Exercise goal —
Omit every picture, and retype the lines that run from the beginning of the data below through the line containing "plt.rcParams['font.family'] = ['Liberation", inclusive.

Source excerpt —
━━━━━━━━━━━━━━━━━━━━

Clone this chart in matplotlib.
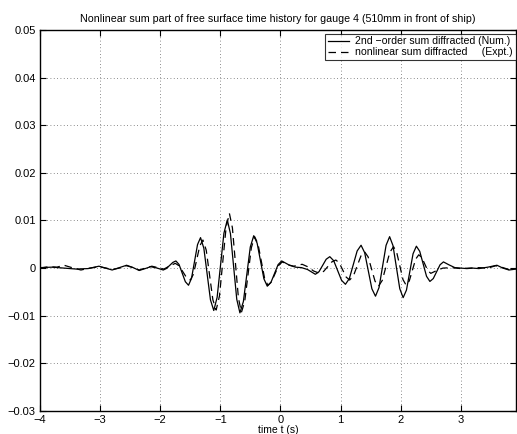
import numpy as np
import matplotlib.pyplot as plt

plt.rcParams['font.family'] = ['Liberation Sans', 'DejaVu Sans']

# 2nd-order sum diffracted (numerical)
t_num = [-4.0, -3.8, -3.6, -3.4, -3.2, -3.02, -2.91, -2.8, -2.68, -2.56, -2.45, -2.35,
         -2.25, -2.16, -2.05, -1.95, -1.9, -1.845, -1.79, -1.74,
         -1.6875, -1.635, -1.5825, -1.53,
         -1.48, -1.43, -1.38, -1.33,
         -1.275, -1.22, -1.165, -1.11,
         -1.054, -0.9975, -0.941, -0.885,
         -0.8325, -0.78, -0.7275, -0.675,
         -0.6175, -0.56, -0.5025, -0.445,
         -0.389, -0.3325, -0.276, -0.22,
         -0.16, -0.10, -0.04, 0.02,
         0.15, 0.25, 0.35, 0.45, 0.58,
         0.64, 0.70, 0.76, 0.82,
         0.885, 0.95, 1.015, 1.08,
         1.145, 1.21, 1.275, 1.34,
         1.40, 1.46, 1.52, 1.58,
         1.639, 1.6975, 1.756, 1.815,
         1.871, 1.9275, 1.984, 2.04,
         2.095, 2.15, 2.205, 2.26,
         2.316, 2.3725, 2.429, 2.485,
         2.541, 2.5975, 2.654, 2.71,
         2.8, 2.9, 3.0, 3.1, 3.2, 3.3, 3.45, 3.6, 3.7, 3.8, 3.92]
y_num = [0.0001, 0.0002, 0.0, -0.0002, -0.0001, 0.0004, 0.0, -0.0004, 0.0001, 0.0006, 0.0001, -0.0005,
         -0.0001, 0.0003, 0.0, -0.0004, -0.0001, 0.00055, 0.0012, 0.0015,
         0.00076, -0.00105, -0.00286, -0.0036,
         -0.00214, 0.0014, 0.00494, 0.0064,
         0.00417, -0.00125, -0.00667, -0.0089,
         -0.00613, 0.0006, 0.00733, 0.0101,
         0.00725, 0.00035, -0.00655, -0.0094,
         -0.00703, -0.0013, 0.00443, 0.0068,
         0.00525, 0.0015, -0.00225, -0.0038,
         -0.00303, -0.00115, 0.00073, 0.0015,
         0.0006, 0.0002, 0.0001, -0.0003, -0.0013,
         -0.00076, 0.00055, 0.00186, 0.0024,
         0.00155, -0.0005, -0.00255, -0.0034,
         -0.0022, 0.0007, 0.0036, 0.0048,
         0.00324, -0.00055, -0.00434, -0.0059,
         -0.00408, 0.00035, 0.00478, 0.0066,
         0.00473, 0.0002, -0.00433, -0.0062,
         -0.00462, -0.0008, 0.00302, 0.0046,
         0.00352, 0.0009, -0.00172, -0.0028,
         -0.0022, -0.00075, 0.0007, 0.0013,
         0.0007, 0.0001, 0.0, -0.0001, 0.0, -0.0001, 0.0002, 0.0006, 0.0, -0.0004, -0.0002]

# nonlinear sum diffracted (experiment)
t_exp = [-4.0, -3.85, -3.72, -3.6, -3.47, -3.32, -3.17, -3.02, -2.9, -2.8, -2.68, -2.56,
         -2.45, -2.35, -2.25, -2.14, -2.04, -1.94, -1.85, -1.75,
         -1.6875, -1.625, -1.5625, -1.5,
         -1.4475, -1.395, -1.3425, -1.29,
         -1.235, -1.18, -1.125, -1.07,
         -1.015, -0.96, -0.905, -0.85,
         -0.80, -0.75, -0.70, -0.65,
         -0.595, -0.54, -0.485, -0.43,
         -0.375, -0.32, -0.265, -0.21,
         -0.15, -0.09, -0.03, 0.03,
         0.12, 0.22, 0.36, 0.45, 0.55, 0.65,
         0.7175, 0.785, 0.8525, 0.92,
         0.9775, 1.035, 1.0925, 1.15,
         1.2125, 1.275, 1.3375, 1.40,
         1.4575, 1.515, 1.5725, 1.63,
         1.6925, 1.755, 1.8175, 1.88,
         1.9325, 1.985, 2.0375, 2.09,
         2.1425, 2.195, 2.2475, 2.30,
         2.35, 2.40, 2.45, 2.50,
         2.6, 2.7, 2.85, 3.0, 3.15, 3.3, 3.45, 3.58, 3.7, 3.8, 3.92]
y_exp = [0.0, 0.0003, 0.0002, 0.0006, 0.0001, -0.0004, 0.0, 0.0003, 0.0, -0.0003, 0.0, 0.0005,
         0.0001, -0.0004, 0.0, 0.0004, 0.0001, -0.0002, 0.0004, 0.0010,
         0.00049, -0.00075, -0.00199, -0.0025,
         -0.00127, 0.0017, 0.00467, 0.0059,
         0.00375, -0.00145, -0.00665, -0.0088,
         -0.00584, 0.00135, 0.00854, 0.0115,
         0.00846, 0.0011, -0.00626, -0.0093,
         -0.00698, -0.00135, 0.00428, 0.0066,
         0.00511, 0.0015, -0.00211, -0.0036,
         -0.00288, -0.00115, 0.00058, 0.0013,
         0.0007, 0.0004, 0.0008, 0.0003, -0.0006, -0.0011,
         -0.00069, 0.0003, 0.00129, 0.0017,
         0.00109, -0.0004, -0.00189, -0.0025,
         -0.00164, 0.00045, 0.00254, 0.0034,
         0.00235, -0.0002, -0.00275, -0.0038,
         -0.00259, 0.00035, 0.00329, 0.0045,
         0.00332, 0.00045, -0.00242, -0.0036,
         -0.00267, -0.0004, 0.00187, 0.0028,
         0.00223, 0.00085, -0.00053, -0.0011,
         -0.0005, 0.0, 0.0001, -0.0001, 0.0, 0.0001, 0.0, 0.0005, 0.0001, -0.0003, -0.0001]

xticks = [-4, -3, -2, -1, 0, 1, 2, 3]
yticks = [-0.03, -0.02, -0.01, 0, 0.01, 0.02, 0.03, 0.04, 0.05]
ytick_labels = ['\u22120.03', '\u22120.02', '\u22120.01', '0', '0.01', '0.02', '0.03', '0.04', '0.05']
xtick_labels = ['\u22124', '\u22123', '\u22122', '\u22121', '0', '1', '2', '3']

fig = plt.figure(figsize=(5.17, 4.34), dpi=100)
ax = fig.add_axes([0.0774, 0.053, 0.921, 0.878])

ax.plot(t_num, y_num, color='black', lw=0.9, label='2nd \u2212order sum diffracted (Num.)')
ax.plot(t_exp, y_exp, color='black', lw=0.9, ls=(0, (6, 4)),
        label='nonlinear sum diffracted     (Expt.)')

ax.set_xlim(-4, 3.92)
ax.set_ylim(-0.03, 0.05)
ax.set_xticks(xticks)
ax.set_xticklabels(xtick_labels)
ax.set_yticks(yticks)
ax.set_yticklabels(ytick_labels)
ax.tick_params(direction='in', length=4, width=0.8, labelsize=8, top=True, right=True, pad=3)
ax.grid(True, ls=(0, (1, 3)), color='black', lw=0.6, alpha=0.6)
for s in ax.spines.values():
    s.set_linewidth(1.0)

ax.set_title('Nonlinear sum part of free surface time history for gauge 4 (510mm in front of ship)',
             fontsize=7.7, pad=6)
ax.set_xlabel('time t (s)', fontsize=7.5, labelpad=0)

leg = ax.legend(loc='upper right', fontsize=7.6, frameon=True, fancybox=False,
                edgecolor='black', handlelength=2.0, handletextpad=0.6,
                borderpad=0.25, labelspacing=0.1, borderaxespad=0.0,
                bbox_to_anchor=(0.999, 0.99))
leg.get_frame().set_linewidth(0.8)

fig.savefig('out.png', dpi=100)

━━━━━━━━━━━━━━━━━━━━

Answer to the task —
Clone this chart in matplotlib.
import numpy as np
import matplotlib.pyplot as plt

plt.rcParams['font.family'] = ['Liberation Sans', 'DejaVu Sans']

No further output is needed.